**STATED EXERCISE**
Give every line again exactly as it appears, please, but not the pictures.

____________________

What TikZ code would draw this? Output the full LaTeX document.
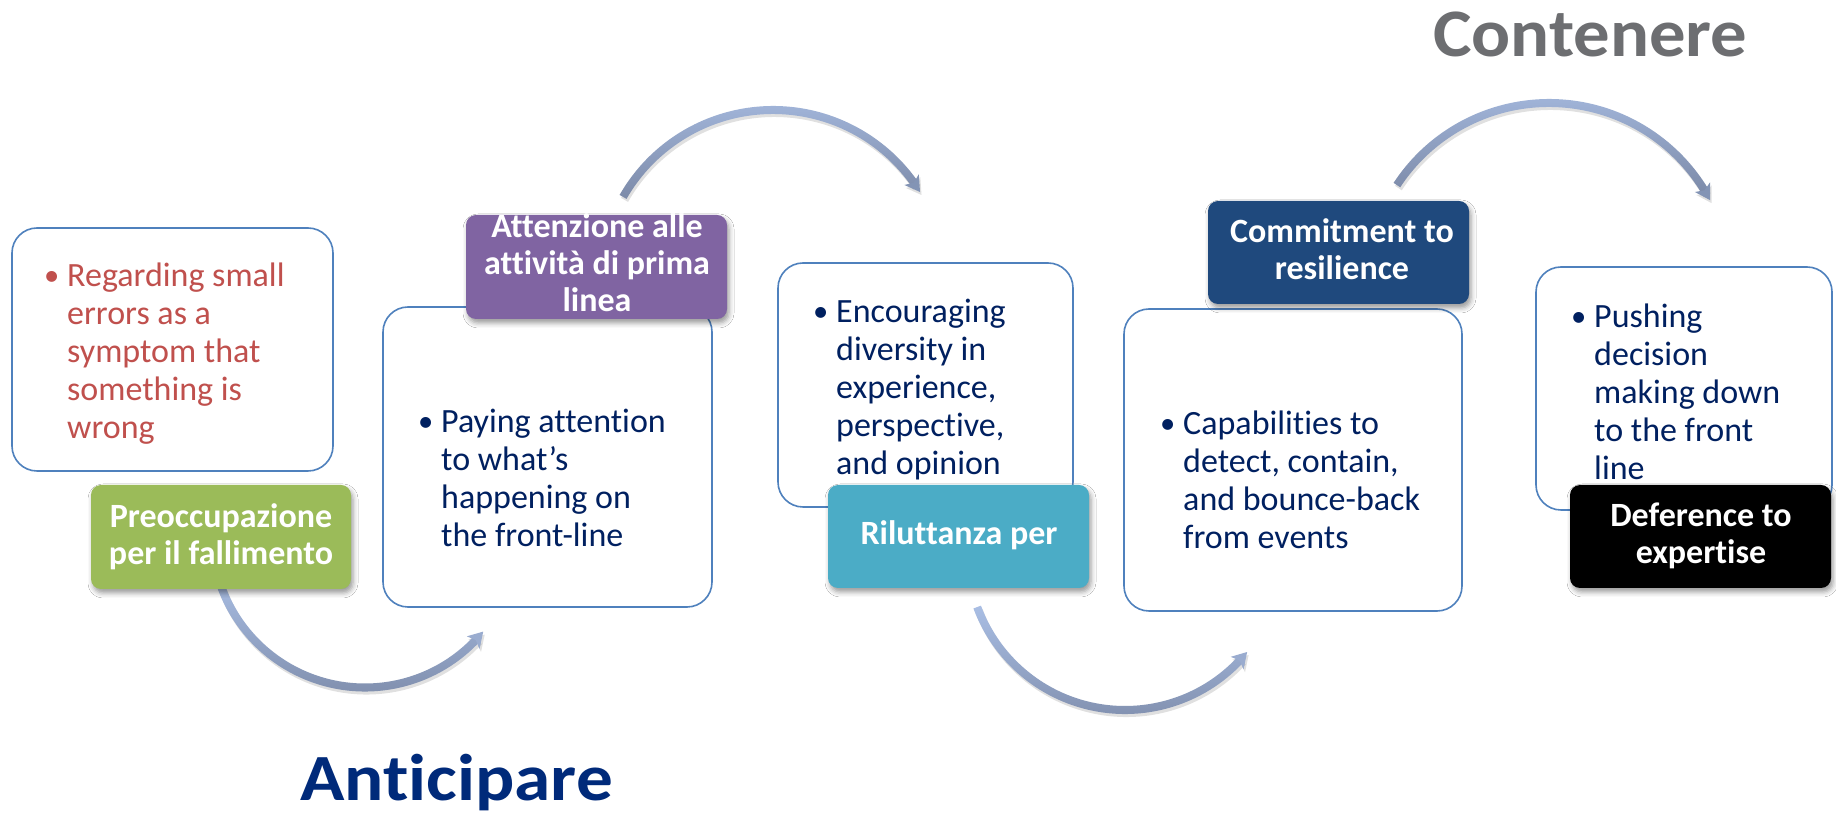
\documentclass[tikz,border=0pt]{standalone}
\usepackage{fontspec}
\usepackage{graphicx}
\setmainfont{Carlito}[Ligatures=NoCommon]
\usetikzlibrary{calc,shadows.blur}

\definecolor{boxline}{HTML}{4F81BD}
\definecolor{bodyblue}{HTML}{002060}
\definecolor{bodyred}{HTML}{C0504D}
\definecolor{tagGreen}{HTML}{9BBB59}
\definecolor{tagPurple}{HTML}{8064A2}
\definecolor{tagTeal}{HTML}{4BACC6}
\definecolor{tagNavy}{HTML}{1F497D}
\definecolor{titleblue}{HTML}{002A7A}
\definecolor{titlegray}{HTML}{6D6E71}
\definecolor{arrowlight}{HTML}{A9BEE4}
\definecolor{arrowdark}{HTML}{7C8AA8}
\definecolor{headlow}{HTML}{8394B5}
\definecolor{headhigh}{HTML}{9AACCF}

% stacked lines: left aligned and centred, first baseline is the box baseline
\newcommand\leftlines[1]{\vtop{\halign{##\hfil\cr#1\crcr}}}
\newcommand\midlines[1]{\vtop{\halign{\hfil##\hfil\cr#1\crcr}}}
\newcommand\bul{\llap{\makebox[23pt][l]{\raisebox{1pt}{\scalebox{0.9}{•}}}}}

% thick curved arrow: centre, radius, start angle, end angle, head colour
\newcommand\bentarrow[5]{%
  \pgfmathsetmacro\aRo{#2+4}%
  \pgfmathsetmacro\aRi{#2-4}%
  \pgfmathsetmacro\aSg{(#4>#3)?1:-1}%
  \pgfmathsetmacro\aDl{15/#2*57.2958}%
  \pgfmathsetmacro\aSe{#4-\aSg*\aDl*0.6}%
  \pgfmathsetmacro\aHb{#4-\aSg*\aDl}%
  \pgfmathsetmacro\aHn{#4-\aSg*\aDl*0.75}%
  \pgfmathsetmacro\aHo{#2+9}%
  \pgfmathsetmacro\aHi{#2-9}%
  \begin{scope}[transform canvas={xshift=1.5pt,yshift=-3pt}]
    \fill[black,opacity=0.12] ($(#1)+(#3:\aRo)$) arc[start angle=#3,end angle=\aSe,radius=\aRo]
      -- ($(#1)+(\aSe:\aRi)$) arc[start angle=\aSe,end angle=#3,radius=\aRi] -- cycle;
    \fill[black,opacity=0.12] ($(#1)+(#4:#2)$) -- ($(#1)+(\aHb:\aHo)$) -- ($(#1)+(\aHn:#2)$) -- ($(#1)+(\aHb:\aHi)$) -- cycle;
  \end{scope}
  \shade[top color=arrowlight,bottom color=arrowdark] ($(#1)+(#3:\aRo)$) arc[start angle=#3,end angle=\aSe,radius=\aRo]
      -- ($(#1)+(\aSe:\aRi)$) arc[start angle=\aSe,end angle=#3,radius=\aRi] -- cycle;
  \fill[#5] ($(#1)+(#4:#2)$) -- ($(#1)+(\aHb:\aHo)$) -- ($(#1)+(\aHn:#2)$) -- ($(#1)+(\aHb:\aHi)$) -- cycle;
}

\tikzset{
  notebox/.style={draw=boxline, line width=1.6pt, fill=white, rounded corners=25pt,
    inner sep=0pt, outer sep=0pt},
  tagbox/.style={rounded corners=10pt, inner sep=0pt, outer sep=0pt,
    minimum width=261pt, minimum height=103pt,
    blur shadow={shadow xshift=2pt, shadow yshift=-4pt, shadow blur radius=5pt, shadow opacity=40}},
  bodytext/.style={font={\fontsize{34}{38}\selectfont}, inner sep=0pt, text=bodyblue, anchor=base west},
  tagtext/.style={font={\bfseries\fontsize{34}{37}\selectfont}, inner sep=0pt, text=white, anchor=base},
}

\begin{document}
\begin{tikzpicture}[x=1pt,y=1pt]
\useasboundingbox (0,0) rectangle (1836,819);
\fill[white] (0,0) rectangle (1836,819);

% curved arrows between the stages
\coordinate (cA) at (365,284.5);
\coordinate (cB) at (1125,266.6);
\coordinate (cC) at (773,536.2);
\coordinate (cD) at (1549,534);
\bentarrow{cA}{153}{-165}{-39.4}{headhigh}
\bentarrow{cB}{157.6}{-159.7}{-39.2}{headhigh}
\bentarrow{cC}{172.8}{150.2}{31.7}{headlow}
\bentarrow{cD}{182}{146.7}{27.8}{headlow}

% description boxes
\node[notebox, minimum width=321pt, minimum height=243pt] (b1) at (172.5,469.5) {};
\node[notebox, minimum width=329pt, minimum height=300pt] (b2) at (547.5,362) {};
\node[notebox, minimum width=295pt, minimum height=244pt] (b3) at (925.5,434) {};
\node[notebox, minimum width=338pt, minimum height=302pt] (b4) at (1293,359) {};
\node[notebox, minimum width=296pt, minimum height=243pt] (b5) at (1684,430.5) {};

\node[bodytext, text=bodyred] (t1) at (67,532)
  {\leftlines{\bul Regarding small\cr errors as a\cr symptom that\cr something is\cr wrong}};
\node[bodytext] (t2) at (441,386)
  {\leftlines{\bul Paying attention\cr to what’s\cr happening on\cr the front-line}};
\node[bodytext] (t3) at (836,496)
  {\leftlines{\bul Encouraging\cr diversity in\cr experience,\cr perspective,\cr and opinion}};
\node[bodytext] (t4) at (1183,384)
  {\leftlines{\bul Capabilities to\cr detect, contain,\cr and bounce-back\cr from events}};
\node[bodytext] (t5) at (1594,491)
  {\leftlines{\bul Pushing\cr decision\cr making down\cr to the front\cr line}};

% coloured tags
\node[tagbox, fill=tagGreen, minimum width=260pt, minimum height=104pt] (g1) at (221,282) {};
\node[tagbox, fill=tagPurple, minimum height=104pt] (g2) at (596.5,552) {};
\node[tagbox, fill=tagTeal] (g3) at (958.5,282.5) {};
\node[tagbox, fill=tagNavy] (g4) at (1338.5,566.5) {};
\node[tagbox, fill=black] (g5) at (1700.5,282.5) {};

\node[tagtext] (l1) at (221,291) {\midlines{Preoccupazione\cr per il fallimento}};
\node[tagtext] (l2) at (597,581) {\midlines{Attenzione alle\cr attività di prima\cr linea}};
\node[tagtext] (l3) at (959,274) {\midlines{Riluttanza per}};
\node[tagtext] (l4) at (1342,576) {\midlines{Commitment to\cr resilience}};
\node[tagtext] (l5) at (1701,292) {\midlines{Deference to\cr expertise}};

% phase titles
\node[anchor=base west, inner sep=0pt, text=titleblue, font={\bfseries\fontsize{66}{70}\selectfont}]
  (ant) at (300,19) {\scalebox{1.11}[1]{Anticipare}};
\node[anchor=base west, inner sep=0pt, text=titlegray, font={\bfseries\fontsize{68}{72}\selectfont}]
  (con) at (1433,762) {\scalebox{1.07}[1]{Contenere}};
\end{tikzpicture}
\end{document}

____________________

**WRITTEN REPLY**
What TikZ code would draw this? Output the full LaTeX document.
\documentclass[tikz,border=0pt]{standalone}
\usepackage{fontspec}
\usepackage{graphicx}
\setmainfont{Carlito}[Ligatures=NoCommon]
\usetikzlibrary{calc,shadows.blur}

\definecolor{boxline}{HTML}{4F81BD}
\definecolor{bodyblue}{HTML}{002060}
\definecolor{bodyred}{HTML}{C0504D}
\definecolor{tagGreen}{HTML}{9BBB59}
\definecolor{tagPurple}{HTML}{8064A2}
\definecolor{tagTeal}{HTML}{4BACC6}
\definecolor{tagNavy}{HTML}{1F497D}
\definecolor{titleblue}{HTML}{002A7A}
\definecolor{titlegray}{HTML}{6D6E71}
\definecolor{arrowlight}{HTML}{A9BEE4}
\definecolor{arrowdark}{HTML}{7C8AA8}
\definecolor{headlow}{HTML}{8394B5}
\definecolor{headhigh}{HTML}{9AACCF}

% stacked lines: left aligned and centred, first baseline is the box baseline
\newcommand\leftlines[1]{\vtop{\halign{##\hfil\cr#1\crcr}}}
\newcommand\midlines[1]{\vtop{\halign{\hfil##\hfil\cr#1\crcr}}}
\newcommand\bul{\llap{\makebox[23pt][l]{\raisebox{1pt}{\scalebox{0.9}{•}}}}}

% thick curved arrow: centre, radius, start angle, end angle, head colour
\newcommand\bentarrow[5]{%
  \pgfmathsetmacro\aRo{#2+4}%
  \pgfmathsetmacro\aRi{#2-4}%
  \pgfmathsetmacro\aSg{(#4>#3)?1:-1}%
  \pgfmathsetmacro\aDl{15/#2*57.2958}%
  \pgfmathsetmacro\aSe{#4-\aSg*\aDl*0.6}%
  \pgfmathsetmacro\aHb{#4-\aSg*\aDl}%
  \pgfmathsetmacro\aHn{#4-\aSg*\aDl*0.75}%
  \pgfmathsetmacro\aHo{#2+9}%
  \pgfmathsetmacro\aHi{#2-9}%
  \begin{scope}[transform canvas={xshift=1.5pt,yshift=-3pt}]
    \fill[black,opacity=0.12] ($(#1)+(#3:\aRo)$) arc[start angle=#3,end angle=\aSe,radius=\aRo]
      -- ($(#1)+(\aSe:\aRi)$) arc[start angle=\aSe,end angle=#3,radius=\aRi] -- cycle;
    \fill[black,opacity=0.12] ($(#1)+(#4:#2)$) -- ($(#1)+(\aHb:\aHo)$) -- ($(#1)+(\aHn:#2)$) -- ($(#1)+(\aHb:\aHi)$) -- cycle;
  \end{scope}
  \shade[top color=arrowlight,bottom color=arrowdark] ($(#1)+(#3:\aRo)$) arc[start angle=#3,end angle=\aSe,radius=\aRo]
      -- ($(#1)+(\aSe:\aRi)$) arc[start angle=\aSe,end angle=#3,radius=\aRi] -- cycle;
  \fill[#5] ($(#1)+(#4:#2)$) -- ($(#1)+(\aHb:\aHo)$) -- ($(#1)+(\aHn:#2)$) -- ($(#1)+(\aHb:\aHi)$) -- cycle;
}

\tikzset{
  notebox/.style={draw=boxline, line width=1.6pt, fill=white, rounded corners=25pt,
    inner sep=0pt, outer sep=0pt},
  tagbox/.style={rounded corners=10pt, inner sep=0pt, outer sep=0pt,
    minimum width=261pt, minimum height=103pt,
    blur shadow={shadow xshift=2pt, shadow yshift=-4pt, shadow blur radius=5pt, shadow opacity=40}},
  bodytext/.style={font={\fontsize{34}{38}\selectfont}, inner sep=0pt, text=bodyblue, anchor=base west},
  tagtext/.style={font={\bfseries\fontsize{34}{37}\selectfont}, inner sep=0pt, text=white, anchor=base},
}

\begin{document}
\begin{tikzpicture}[x=1pt,y=1pt]
\useasboundingbox (0,0) rectangle (1836,819);
\fill[white] (0,0) rectangle (1836,819);

% curved arrows between the stages
\coordinate (cA) at (365,284.5);
\coordinate (cB) at (1125,266.6);
\coordinate (cC) at (773,536.2);
\coordinate (cD) at (1549,534);
\bentarrow{cA}{153}{-165}{-39.4}{headhigh}
\bentarrow{cB}{157.6}{-159.7}{-39.2}{headhigh}
\bentarrow{cC}{172.8}{150.2}{31.7}{headlow}
\bentarrow{cD}{182}{146.7}{27.8}{headlow}

% description boxes
\node[notebox, minimum width=321pt, minimum height=243pt] (b1) at (172.5,469.5) {};
\node[notebox, minimum width=329pt, minimum height=300pt] (b2) at (547.5,362) {};
\node[notebox, minimum width=295pt, minimum height=244pt] (b3) at (925.5,434) {};
\node[notebox, minimum width=338pt, minimum height=302pt] (b4) at (1293,359) {};
\node[notebox, minimum width=296pt, minimum height=243pt] (b5) at (1684,430.5) {};

\node[bodytext, text=bodyred] (t1) at (67,532)
  {\leftlines{\bul Regarding small\cr errors as a\cr symptom that\cr something is\cr wrong}};
\node[bodytext] (t2) at (441,386)
  {\leftlines{\bul Paying attention\cr to what’s\cr happening on\cr the front-line}};
\node[bodytext] (t3) at (836,496)
  {\leftlines{\bul Encouraging\cr diversity in\cr experience,\cr perspective,\cr and opinion}};
\node[bodytext] (t4) at (1183,384)
  {\leftlines{\bul Capabilities to\cr detect, contain,\cr and bounce-back\cr from events}};
\node[bodytext] (t5) at (1594,491)
  {\leftlines{\bul Pushing\cr decision\cr making down\cr to the front\cr line}};

% coloured tags
\node[tagbox, fill=tagGreen, minimum width=260pt, minimum height=104pt] (g1) at (221,282) {};
\node[tagbox, fill=tagPurple, minimum height=104pt] (g2) at (596.5,552) {};
\node[tagbox, fill=tagTeal] (g3) at (958.5,282.5) {};
\node[tagbox, fill=tagNavy] (g4) at (1338.5,566.5) {};
\node[tagbox, fill=black] (g5) at (1700.5,282.5) {};

\node[tagtext] (l1) at (221,291) {\midlines{Preoccupazione\cr per il fallimento}};
\node[tagtext] (l2) at (597,581) {\midlines{Attenzione alle\cr attività di prima\cr linea}};
\node[tagtext] (l3) at (959,274) {\midlines{Riluttanza per}};
\node[tagtext] (l4) at (1342,576) {\midlines{Commitment to\cr resilience}};
\node[tagtext] (l5) at (1701,292) {\midlines{Deference to\cr expertise}};

% phase titles
\node[anchor=base west, inner sep=0pt, text=titleblue, font={\bfseries\fontsize{66}{70}\selectfont}]
  (ant) at (300,19) {\scalebox{1.11}[1]{Anticipare}};
\node[anchor=base west, inner sep=0pt, text=titlegray, font={\bfseries\fontsize{68}{72}\selectfont}]
  (con) at (1433,762) {\scalebox{1.07}[1]{Contenere}};
\end{tikzpicture}
\end{document}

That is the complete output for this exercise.